Syn Violetty Villas zgłosił sprawę do sądu. Tego już za wiele!
W słupskim teatrze wystawiono spektakl o Violetcie Villas (†63). Syn artystki zgłosił sprawę do sądu.
Zdjęcie spektaklu z afisza, przeprosiny oraz 200 tys. zł zadośćuczynienia - tego domaga się Krzysztof Gospodarek. Syna artystki oburzyło przedstawienie "Las Villas" wystawione w słupskim teatrze i oskarżył placówkę o naruszenie dóbr osobistych jego zmarłej mamy.
Poczuł się urażony scenami, w których osoba grająca jego matkę rozmawia z kotami, cierpi na manię prześladowczą. Szczególnie zbulwersował go jednak fragment, w którym śpiewanej przez Villas piosence "Melancholia" towarzyszy rąbanie ciała leżącego w wannie, a potem zjadania go przez koty.

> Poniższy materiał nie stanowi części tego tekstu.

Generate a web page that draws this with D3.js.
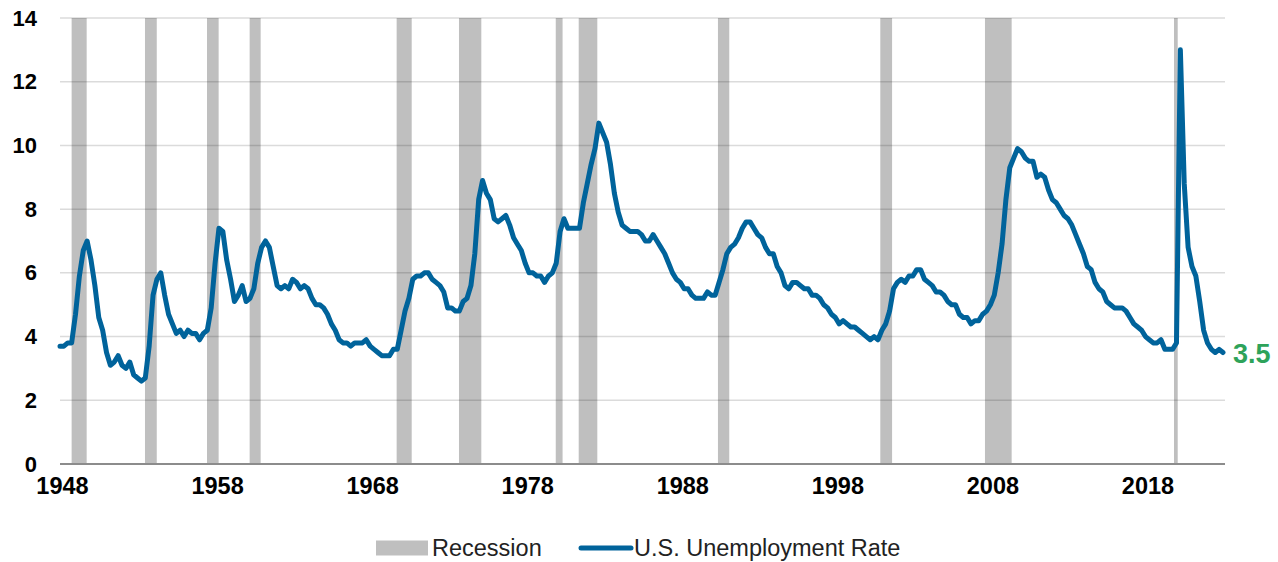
<!DOCTYPE html>
<html>
<head>
<meta charset="utf-8">
<script src="https://cdn.jsdelivr.net/npm/d3@7"></script>
<style>
  body { margin: 0; background: #fff; }
  svg { display: block; font-family: "Liberation Sans", Arial, sans-serif; }
</style>
</head>
<body>
<div id="chart"></div>
<script>
// quarterly U.S. unemployment rate, 1948 Q1 .. 2023 Q1
const startYear = 1948;
const unemployment = [
    3.7, 3.7, 3.8, 3.8,   4.7, 5.9, 6.7, 7.0,   6.4, 5.6, 4.6, 4.2,   3.5, 3.1, 3.2, 3.4,
    3.1, 3.0, 3.2, 2.8,   2.7, 2.6, 2.7, 3.7,   5.3, 5.8, 6.0, 5.3,   4.7, 4.4, 4.1, 4.2,
    4.0, 4.2, 4.1, 4.1,   3.9, 4.1, 4.2, 4.9,   6.3, 7.4, 7.3, 6.4,   5.8, 5.1, 5.3, 5.6,
    5.1, 5.2, 5.5, 6.3,   6.8, 7.0, 6.8, 6.2,   5.6, 5.5, 5.6, 5.5,   5.8, 5.7, 5.5, 5.6,
    5.5, 5.2, 5.0, 5.0,   4.9, 4.7, 4.4, 4.2,   3.9, 3.8, 3.8, 3.7,   3.8, 3.8, 3.8, 3.9,
    3.7, 3.6, 3.5, 3.4,   3.4, 3.4, 3.6, 3.6,   4.2, 4.8, 5.2, 5.8,   5.9, 5.9, 6.0, 6.0,
    5.8, 5.7, 5.6, 5.4,   4.9, 4.9, 4.8, 4.8,   5.1, 5.2, 5.6, 6.6,   8.3, 8.9, 8.5, 8.3,
    7.7, 7.6, 7.7, 7.8,   7.5, 7.1, 6.9, 6.7,   6.3, 6.0, 6.0, 5.9,   5.9, 5.7, 5.9, 6.0,
    6.3, 7.3, 7.7, 7.4,   7.4, 7.4, 7.4, 8.2,   8.8, 9.4, 9.9, 10.7,  10.4, 10.1, 9.4, 8.5,
    7.9, 7.5, 7.4, 7.3,   7.3, 7.3, 7.2, 7.0,   7.0, 7.2, 7.0, 6.8,   6.6, 6.3, 6.0, 5.8,
    5.7, 5.5, 5.5, 5.3,   5.2, 5.2, 5.2, 5.4,   5.3, 5.3, 5.7, 6.1,   6.6, 6.8, 6.9, 7.1,
    7.4, 7.6, 7.6, 7.4,   7.2, 7.1, 6.8, 6.6,   6.6, 6.2, 6.0, 5.6,   5.5, 5.7, 5.7, 5.6,
    5.5, 5.5, 5.3, 5.3,   5.2, 5.0, 4.9, 4.7,   4.6, 4.4, 4.5, 4.4,   4.3, 4.3, 4.2, 4.1,
    4.0, 3.9, 4.0, 3.9,   4.2, 4.4, 4.8, 5.5,   5.7, 5.8, 5.7, 5.9,   5.9, 6.1, 6.1, 5.8,
    5.7, 5.6, 5.4, 5.4,   5.3, 5.1, 5.0, 5.0,   4.7, 4.6, 4.6, 4.4,   4.5, 4.5, 4.7, 4.8,
    5.0, 5.3, 6.0, 6.9,   8.3, 9.3, 9.6, 9.9,   9.8, 9.6, 9.5, 9.5,   9.0, 9.1, 9.0, 8.6,
    8.3, 8.2, 8.0, 7.8,   7.7, 7.5, 7.2, 6.9,   6.6, 6.2, 6.1, 5.7,   5.5, 5.4, 5.1, 5.0,
    4.9, 4.9, 4.9, 4.8,   4.6, 4.4, 4.3, 4.2,   4.0, 3.9, 3.8, 3.8,   3.9, 3.6, 3.6, 3.6,
    3.8, 13.0, 8.8, 6.8,  6.2, 5.9, 5.1, 4.2,   3.8, 3.6, 3.5, 3.6,   3.5
];

// recession periods (decimal years)
const recessionStart = [1948.75, 1953.48, 1957.48, 1960.23, 1969.71, 1973.73, 1979.97, 1981.45, 1990.43, 2000.90, 2007.65, 2019.84];
const recessionEnd   = [1949.72, 1954.24, 1958.23, 1960.94, 1970.68, 1975.17, 1980.41, 1982.65, 1991.16, 2001.66, 2009.37, 2020.08];

const yTicks = [0, 2, 4, 6, 8, 10, 12, 14];
const xTickYears = [1948, 1958, 1968, 1978, 1988, 1998, 2008, 2018];
const legendLabels = ["Recession", "U.S. Unemployment Rate"];

const data = unemployment.map((v, i) => ({ t: startYear + i / 4, value: v }));
const last = data[data.length - 1];

const width = 1278, height = 562;
const plot = { left: 60, right: 1223, top: 18, bottom: 464 };

const lineColor = "#00639b";
const barColor = "#bfbfbf";

const svg = d3.select("#chart")
    .append("svg")
    .attr("width", width)
    .attr("height", height);

const xScale = d3.scaleLinear()
    .domain([startYear, last.t])
    .range([plot.left, plot.right]);

const yScale = d3.scaleLinear()
    .domain([0, 14])
    .range([plot.bottom, plot.top]);

// recession bars
svg.append("g")
    .selectAll("rect")
    .data(recessionStart.map((s, i) => ({ s: s, e: recessionEnd[i] })))
    .join("rect")
    .attr("x", d => xScale(d.s))
    .attr("width", d => xScale(d.e) - xScale(d.s))
    .attr("y", yScale(14))
    .attr("height", yScale(0) - yScale(14))
    .attr("fill", barColor);

// gridlines
svg.append("g")
    .selectAll("line")
    .data(yTicks.filter(d => d > 0))
    .join("line")
    .attr("x1", plot.left)
    .attr("x2", xScale.range()[1] + 2)
    .attr("y1", d => yScale(d))
    .attr("y2", d => yScale(d))
    .attr("stroke", "rgba(0,0,0,0.14)")
    .attr("stroke-width", 1.5);

// y axis labels
const yAxis = svg.append("g")
    .attr("transform", `translate(${plot.left},0)`)
    .call(d3.axisLeft(yScale).tickValues(yTicks).tickSize(0).tickPadding(23));
yAxis.select(".domain").remove();
yAxis.selectAll("text")
    .style("font-size", "22px")
    .style("font-weight", "bold")
    .style("fill", "#000")
    .style("font-family", "'Liberation Sans', Arial, sans-serif");

// x axis
const xAxis = svg.append("g")
    .attr("transform", `translate(0,${plot.bottom})`)
    .call(d3.axisBottom(xScale).tickValues(xTickYears).tickFormat(d3.format("d")).tickSize(0).tickPadding(13));
xAxis.select(".domain")
    .attr("d", `M${plot.left},0H${plot.right + 2}`)
    .attr("stroke", "#8c8c8c")
    .attr("stroke-width", 2);
xAxis.selectAll("text")
    .attr("dx", 2)
    .style("font-size", "23.5px")
    .style("font-weight", "bold")
    .style("fill", "#000")
    .style("font-family", "'Liberation Sans', Arial, sans-serif");

// unemployment line
const line = d3.line()
    .x(d => xScale(d.t))
    .y(d => yScale(d.value));

svg.append("path")
    .datum(data)
    .attr("d", line)
    .attr("fill", "none")
    .attr("stroke", lineColor)
    .attr("stroke-width", 5)
    .attr("stroke-linejoin", "round")
    .attr("stroke-linecap", "round");

// last value label
svg.append("text")
    .attr("x", xScale(last.t) + 10)
    .attr("y", yScale(last.value) + 10)
    .text(last.value.toFixed(1))
    .style("font-size", "27px")
    .style("font-weight", "bold")
    .style("fill", "#2ea35a");

// legend
const legend = svg.append("g").attr("transform", "translate(0,548)");
legend.append("rect")
    .attr("x", 376).attr("y", -7.5)
    .attr("width", 52).attr("height", 15)
    .attr("fill", barColor);
legend.append("text")
    .attr("x", 432).attr("y", 8)
    .text(legendLabels[0])
    .style("font-size", "23.5px")
    .style("fill", "#222");
legend.append("line")
    .attr("x1", 581).attr("x2", 631)
    .attr("y1", 0).attr("y2", 0)
    .attr("stroke", lineColor)
    .attr("stroke-width", 5)
    .attr("stroke-linecap", "round");
legend.append("text")
    .attr("x", 634).attr("y", 8)
    .text(legendLabels[1])
    .style("font-size", "23.5px")
    .style("fill", "#222");
</script>
</body>
</html>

- Sztuka opiera się głównie na jakiś nierzetelnych, niesprawdzonych i niezweryfikowanych informacjach, które są jeszcze dodatkowo rozbudowane przez dziwne wizje scenarzysty i reżysera - tłumaczy adwokat Gospodarka.
Sprawa znalazła swój finał w sądzie. Scenarzysta spektaklu broni swojego dzieła. - Moim założeniem nie było pisanie o żadnym z fragmentów życia Violetty Villas. To była moja fantazja wokół osobowości artystycznej i gwiazdy popkultury, która zakorzeniła się w umysłach wielu osób - tłumaczy Tomasz Kaczorowski. Następna rozprawa odbędzie się 13 kwietnia.